Eu não quero chegar a velha

Não quero porque, da maneira que eu sou, ninguém vai estar para me aturar e se não forem os amigos e familiares, ninguém ampara os idosos neste país.

Os Bombeiros e as Juntas de Freguesia fazem o que podem. Falo porque já vi. Já vi senhoras e senhores a serem levados ao hospital em macas, ou a cambalear, porque a idade pesa e não se conseguem deslocar sozinhos nem sequer para receberem os cuidados médicos que a débil saúde impõe. Falo porque vou tendo conhecimento de iniciativas de Juntas que comparticipam o pagamento de medicamentos, parcial ou totalmente, que levam refeições solidárias a casa, que organizam convívios, que deslocam os idosos aos correios, à farmácia, ao supermercado, muitas vezes a largos quilómetros do local onde vivem. E se está mau no litoral, pior no interior, esse pedaço do país que é continuamente relevado para 2º plano, desertificado à custa de medidas económicas que fazem contas a pessoas como se estas fossem números.

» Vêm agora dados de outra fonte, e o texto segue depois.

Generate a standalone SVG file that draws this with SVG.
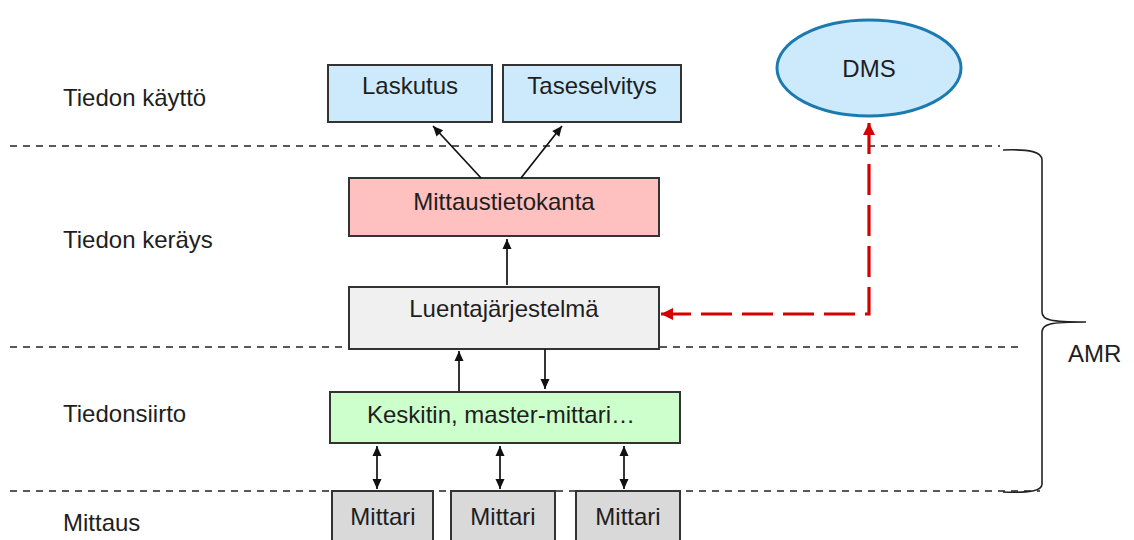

Eu não quero chegar a velha porque o meu país não quer que eu chegue a velha. Chegar a velho implica custos, custos que os velhos de agora pagaram enquanto novos mas dos quais se esqueceram de pedir factura e que caem agora no esquecimento. Os anos de uma vida de sacrifício e de trabalho não contam para os cofres portugueses. Os velhos são um empecilho e nem a sabedoria adquirida à custa de rugas, próteses e cabelos brancos lhes dá credibilidade para serem tratados como gente.

Eu não quero chegar a velha porque os direitos que edificaram a Constituição do país onde vivo não são respeitados. Porque não existe Estado Social. Porque os bens essenciais não são assegurados. Nem água, nem electricidade, nem serviços, nem alimento, nem um tecto sobre a cabeça. Nem calor humano, nem qualidade de vida.

Eu não quero chegar a velha porque mais vale morrer que viver na penúria de um dia-a-dia que os meus governantes me querem tirar, a todo o custo, porque o meu envelhecimento não será nada mais que uma percentagem de uma taxa que não convém mostrar ao mundo.

Eu não quero chegar a velha. Porque este país, que não é para novos, também não é para velhos. Este país não é para ninguém.